The Congressional enquiry into the Sept. 11 attacks has now confirmed it has found no link whatsoever between Al-Qaeda and Saddam Hussein. The one occasion when Osama bin Laden asked Iraq for support, he was ignored. It is also now well established that Saddam’s once vigorous WMD programs were over. The two grounds on which Bush and his allies in the coalition went to war, the reasons that they plunged Iraq into the chaos in which it is today, were completely false.
Yet the extraordinary fact is that although the lives of some 600 American soldiers along with billions of US tax dollars have been poured into the Iraq conflict, most Americans are still unconcerned that their country acted on an error.
There seems to be an alarming correlation between the amount of time that a falsehood rests uncorrected in the public domain and the degree to which it ceases to matter. Even before the decision to invade, UN weapons inspectors had failed to turn up any firm evidence of new WMD programs. Though Iraqis were being obstructive and Saddam chose to pretend that he still had WMD, the view of the UN inspectors — including American David Kay, the last chief of the inspection mission — was that on balance of probability there was no longer anything to find. Yet neither Washington nor London has admitted that it was wrong about WMD. In America, the majority of citizens do not care.
There remains Saddam’s alleged link to Al-Qaeda. In January the respected Carnegie Endowment reported that it could find no association between the terrorists and Iraq. That view has now been confirmed by the Congressional commission. When on Monday, in the face of all the evidence to the contrary, Vice President Dick Cheney repeated that Iraq and Al-Qaeda had “long-established links”, there was little public reaction.
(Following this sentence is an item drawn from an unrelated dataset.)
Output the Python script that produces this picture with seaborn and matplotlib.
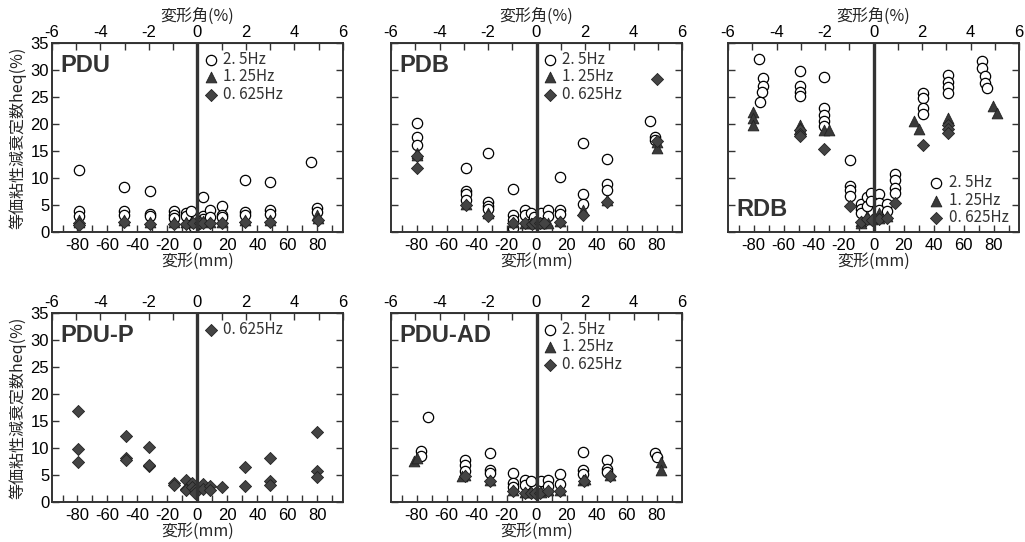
import matplotlib
matplotlib.use("Agg")
import matplotlib.pyplot as plt
import seaborn as sns
import pandas as pd
from matplotlib.ticker import FixedLocator

# ---- data (x: deformation mm, y: heq %) ----
FREQS = ["2. 5Hz", "1. 25Hz", "0. 625Hz"]

PDU_X_25 = [-79, -79, -79, -49, -49, -49, -31.6, -31.6, -31.6, -15.6, -15.6, -15.6,
            -7.6, -7.6, -4.5, -2, 4, 4, 4, 8.4, 8.4, 16.2, 16.2, 16.2, 31.8, 31.8, 31.8,
            48.4, 48.4, 48.4, 75.5, 79.5, 79.5]
PDU_Y_25 = [11.4, 3.8, 2.9, 8.4, 3.8, 3.2, 7.6, 3.3, 2.9, 3.8, 3.1, 2.6,
            3.6, 3.0, 3.8, 1.0, 6.4, 3.0, 2.5, 4.0, 2.8, 4.8, 3.2, 2.7, 9.7, 3.7, 3.2,
            9.3, 4.1, 3.4, 13.0, 4.4, 3.7]
PDU_X_125 = [-79, -79, -49, -31.6, -15.6, -7.6, -3.5, -1, 2, 4, 8.4, 16.2, 31.8, 48.4, 79.5, 80.5]
PDU_Y_125 = [2.2, 1.8, 2.3, 1.9, 1.8, 1.8, 1.9, 2.0, 2.0, 2.0, 1.8, 1.9, 2.3, 2.3, 3.1, 2.6]
PDU_X_0625 = [-79, -79, -49, -31.6, -15.6, -7.6, -3, 2, 4, 8.4, 16.2, 31.8, 48.4, 80.5]
PDU_Y_0625 = [1.7, 1.3, 1.9, 1.4, 1.5, 1.4, 1.6, 1.7, 1.7, 1.6, 1.7, 1.9, 1.9, 2.2]

PDB_X_25 = [-79.5, -79.5, -79.5, -47.3, -47.3, -47.3, -47.3, -32.2, -32.2, -32.2, -32.2,
            -15.8, -15.8, -15.8, -15.8, -7.8, -7.8, -4, -1.5, 3, 7.8, 7.8, 15.8, 15.8, 15.8,
            30.7, 30.7, 30.7, 46.7, 46.7, 46.7, 75.6, 78.7, 78.7]
PDB_Y_25 = [20.1, 17.6, 16.1, 11.9, 7.6, 7.0, 6.0, 14.6, 5.6, 4.9, 4.2,
            8.0, 3.1, 2.3, 0.8, 4.1, 3.1, 3.5, 2.8, 3.6, 4.0, 3.0, 10.1, 4.0, 3.3,
            16.5, 7.0, 5.1, 13.5, 8.9, 7.7, 20.6, 17.5, 17.0]
PDB_X_125 = [-79.5, -79.5, -47.3, -32.2, -15.8, -7.8, -4, -1, 3, 7.8, 15.8, 30.7, 46.7, 80.5, 80.5]
PDB_Y_125 = [14.6, 14.2, 5.2, 3.6, 1.8, 1.7, 1.6, 1.6, 1.7, 1.7, 2.0, 4.1, 5.9, 16.7, 15.5]
PDB_X_0625 = [-79.5, -79.5, -47.3, -32.2, -15.8, -7.8, -3, -1, 2, 5, 15.8, 30.7, 46.7, 80.5, 80]
PDB_Y_0625 = [14.0, 11.8, 5.0, 3.0, 1.7, 1.6, 1.5, 1.8, 1.6, 1.7, 1.9, 3.2, 5.6, 16.8, 28.3]

RDB_X_25 = [-76.2, -73.5, -73.5, -74.4, -75.5, -49, -49, -49, -49, -32.9, -32.9, -32.9, -32.9,
            -32.9, -15.7, -15.7, -15.7, -15.7, -8.4, -8.4, -8.4, -4.4, -4.4, -1.7, -1.7,
            3.8, 3.8, 3.8, 8.7, 8.7, 14.2, 14.2, 14.2, 14.2, 32.7, 32.7, 32.7, 32.7,
            49.6, 49.6, 49.6, 49.6, 72.3, 72.3, 74.3, 74.3, 75.5]
RDB_Y_25 = [32.1, 28.6, 27.1, 25.9, 24.1, 29.9, 27.0, 26.0, 25.2, 28.7, 23.0, 21.7, 20.6,
            19.6, 13.3, 8.5, 7.7, 6.7, 5.1, 4.3, 3.5, 6.5, 4.8, 7.3, 5.7,
            7.1, 5.4, 4.1, 5.1, 3.8, 10.8, 9.7, 8.1, 7.2, 25.7, 24.8, 23.0, 21.9,
            29.0, 27.7, 26.8, 25.7, 31.6, 30.4, 28.8, 27.6, 26.7]
RDB_X_125 = [-80.2, -80.2, -80.2, -49, -49, -32.9, -29.5, -8.4, -8.4, -4.4, -1, 3.8, 3.8,
             8.7, 26.9, 30, 49.6, 79.6, 82]
RDB_Y_125 = [22.3, 21.1, 19.9, 19.9, 19.3, 18.8, 18.8, 2.0, 1.7, 2.9, 2.5, 3.5, 2.6,
             2.9, 20.6, 19.1, 21.1, 23.4, 22.0]
RDB_X_0625 = [-49, -49, -49, -32.9, -15.7, -8.4, -4.4, -1, 3.8, 8.7, 14.2, 32.7, 49.6, 49.6, 49.6]
RDB_Y_0625 = [18.8, 18.2, 17.7, 15.4, 4.9, 1.9, 2.5, 2.2, 2.4, 2.6, 5.4, 16.2, 19.9, 19.1, 18.3]

PDUP_X_0625 = [-79.7, -79.7, -79.7, -47.8, -47.8, -47.8, -32, -32, -32, -15.6, -15.6,
               -7.8, -7.8, -7.8, -3.8, -3.8, -1.5, -1.5, 3.9, 3.9, 8.4, 8.4, 16.2,
               31.8, 31.8, 48.4, 48.4, 48.4, 80, 80, 80]
PDUP_Y_0625 = [16.9, 9.75, 7.5, 12.2, 8.1, 7.8, 10.1, 6.7, 6.9, 3.5, 3.1,
               4.1, 2.5, 2.2, 3.5, 2.8, 2.2, 1.6, 3.3, 2.5, 3.0, 2.3, 2.7,
               6.4, 3.0, 8.1, 3.8, 3.1, 12.9, 5.7, 4.7]

PDUAD_X_25 = [-72.4, -77.3, -77.3, -47.8, -47.8, -47.8, -31, -31, -31, -15.7, -15.7, -15.7,
              -7.8, -7.8, -3.8, 3, 7.8, 7.8, 15.8, 15.8, 30.7, 30.7, 30.7, 47, 47, 47, 79.3, 80.5]
PDUAD_Y_25 = [15.7, 9.4, 8.5, 7.8, 6.9, 5.8, 9.0, 5.9, 5.4, 5.4, 3.5, 2.8,
              4.0, 3.1, 3.8, 3.8, 4.0, 3.0, 5.2, 3.3, 9.2, 5.9, 5.2, 7.8, 6.2, 5.6, 9.1, 8.4]
PDUAD_X_125 = [-81.8, -80, -47.8, -49.5, -31, -15.7, -7.8, -3.8, 3, 7.8, 15.8, 30.7, 32, 49.3, 82.7, 82.7]
PDUAD_Y_125 = [7.6, 8.1, 5.0, 4.8, 4.1, 2.2, 1.9, 1.9, 1.9, 2.2, 2.3, 4.0, 4.2, 5.0, 7.5, 5.9]
PDUAD_X_0625 = [-47.8, -31, -15.7, -7.8, -3.8, -1, 2, 7.8, 15.8, 31.5, 49.3]
PDUAD_Y_0625 = [4.9, 3.9, 2.0, 1.7, 1.7, 1.6, 1.7, 2.0, 2.1, 3.8, 4.8]

MM_TICKS = [-80, -60, -40, -20, 0, 20, 40, 60, 80]
MM_MINOR = [-90, -70, -50, -30, -10, 10, 30, 50, 70, 90]
PCT_TICKS = [-6, -4, -2, 0, 2, 4, 6]
PCT_MINOR = [-5, -3, -1, 1, 3, 5]
HEQ_TICKS = [0, 5, 10, 15, 20, 25, 30, 35]

MM_PER_PCT = 97.0 / 6.0   # top axis: 6 % <-> 97 mm

sns.set_style("ticks")
plt.rcParams["font.family"] = ["Liberation Sans", "Noto Sans CJK JP", "DejaVu Sans"]
plt.rcParams["axes.unicode_minus"] = False
CJK = ["Noto Sans CJK JP", "DejaVu Sans"]
DARK = "#333333"

STYLE = {
    "2. 5Hz": dict(marker="o", facecolor="white", edgecolor="black", linewidth=0.9, s=55),
    "1. 25Hz": dict(marker="^", facecolor="#3a3a3a", edgecolor="#222222", linewidth=0.6, s=60),
    "0. 625Hz": dict(marker="D", facecolor="#444444", edgecolor="#222222", linewidth=0.6, s=38),
}


def make_frame(series):
    rows = []
    for freq, xs, ys in series:
        rows += [{"mm": x, "heq": y, "freq": freq} for x, y in zip(xs, ys)]
    return pd.DataFrame(rows)


def draw_panel(ax, df, name, name_pos, legend_anchor, legend_loc, first_col, top_label):
    for freq in FREQS:
        sub = df[df["freq"] == freq]
        if sub.empty:
            continue
        sns.scatterplot(data=sub, x="mm", y="heq", ax=ax, label=freq, **STYLE[freq])
    ax.axvline(0, color=DARK, lw=2.4, zorder=1)
    ax.set_xlim(-97, 97)
    ax.set_ylim(0, 35)
    ax.xaxis.set_major_locator(FixedLocator(MM_TICKS))
    ax.xaxis.set_minor_locator(FixedLocator(MM_MINOR))
    ax.yaxis.set_major_locator(FixedLocator(HEQ_TICKS))
    ax.tick_params(which="both", direction="in", top=False, right=True,
                   length=5, width=1.0, colors=DARK, labelsize=12, labelcolor="black")
    ax.tick_params(axis="x", which="major", pad=4)
    ax.tick_params(axis="y", pad=2)
    if not first_col:
        ax.tick_params(axis="y", labelleft=False)
    for sp in ax.spines.values():
        sp.set_color(DARK)
        sp.set_linewidth(1.4)
    ax.set_xlabel("変形(mm)", family=CJK, fontsize=11.5, labelpad=0)
    if first_col:
        ax.set_ylabel("等価粘性減衰定数heq(%)", family=CJK, fontsize=11.5, labelpad=3)
    else:
        ax.set_ylabel("")

    sec = ax.secondary_xaxis("top", functions=(lambda m: m / MM_PER_PCT,
                                               lambda p: p * MM_PER_PCT))
    sec.xaxis.set_major_locator(FixedLocator(PCT_TICKS))
    sec.xaxis.set_minor_locator(FixedLocator(PCT_MINOR))
    sec.tick_params(which="both", direction="in", length=5, width=1.0,
                    colors=DARK, labelsize=12, labelcolor="black", pad=2)
    if top_label:
        sec.set_xlabel("変形角(%)", family=CJK, fontsize=11.5, labelpad=3)

    ax.text(name_pos[0], name_pos[1], name, transform=ax.transAxes, fontsize=17,
            fontweight="bold", color=DARK, ha="left", va="center", zorder=5)
    leg = ax.legend(loc=legend_loc, bbox_to_anchor=legend_anchor, frameon=False,
                    handletextpad=0.3, labelspacing=0.05, borderpad=0, borderaxespad=0,
                    handlelength=1.0, prop={"family": CJK, "size": 11})
    for t in leg.get_texts():
        t.set_color(DARK)


fig = plt.figure(figsize=(10.25, 5.42), dpi=100)
W, H = 291 / 1025, 189 / 542
ax1 = fig.add_axes([52 / 1025, 310 / 542, W, H])
ax2 = fig.add_axes([391 / 1025, 310 / 542, W, H])
ax3 = fig.add_axes([728 / 1025, 310 / 542, W, H])
ax4 = fig.add_axes([52 / 1025, 40 / 542, W, H])
ax5 = fig.add_axes([391 / 1025, 40 / 542, W, H])

pdu = make_frame([(FREQS[0], PDU_X_25, PDU_Y_25), (FREQS[1], PDU_X_125, PDU_Y_125),
                  (FREQS[2], PDU_X_0625, PDU_Y_0625)])
pdb = make_frame([(FREQS[0], PDB_X_25, PDB_Y_25), (FREQS[1], PDB_X_125, PDB_Y_125),
                  (FREQS[2], PDB_X_0625, PDB_Y_0625)])
rdb = make_frame([(FREQS[0], RDB_X_25, RDB_Y_25), (FREQS[1], RDB_X_125, RDB_Y_125),
                  (FREQS[2], RDB_X_0625, RDB_Y_0625)])
pdup = make_frame([(FREQS[2], PDUP_X_0625, PDUP_Y_0625)])
pduad = make_frame([(FREQS[0], PDUAD_X_25, PDUAD_Y_25), (FREQS[1], PDUAD_X_125, PDUAD_Y_125),
                    (FREQS[2], PDUAD_X_0625, PDUAD_Y_0625)])

draw_panel(ax1, pdu, "PDU", (0.03, 0.88), (0.52, 0.96), "upper left", True, True)
draw_panel(ax2, pdb, "PDB", (0.03, 0.88), (0.52, 0.96), "upper left", False, True)
draw_panel(ax3, rdb, "RDB", (0.03, 0.12), (0.69, 0.03), "lower left", False, True)
draw_panel(ax4, pdup, "PDU-P", (0.03, 0.88), (0.52, 0.96), "upper left", True, False)
draw_panel(ax5, pduad, "PDU-AD", (0.03, 0.88), (0.52, 0.96), "upper left", False, False)

fig.savefig("out.png", dpi=100)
The conclusion has to be that it was not simply Bush and his hawkish aides in the White House who wanted to believe in Saddam’s complicity in the Sept.11 attacks. The American public did too, and they are not about to admit the error.
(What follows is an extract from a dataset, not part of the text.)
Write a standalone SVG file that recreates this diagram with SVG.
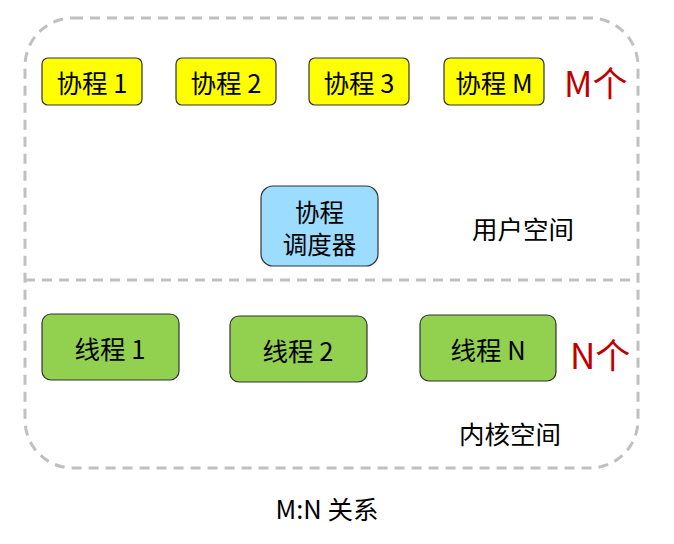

The irony is that by believing what he wanted to hear and ignoring the advice of friendly governments while shutting out informed officials within his government, Bush launched his country upon an adventure that has seriously damaged his war against international terror. However much he believes that he has liberated the Iraqi people from a ruthless tyrant, the plain fact is that since the first US cruise missile struck Baghdad on March 20 last year, the world has become a more dangerous place and international terror, far from being dealt a mortal blow, has flourished.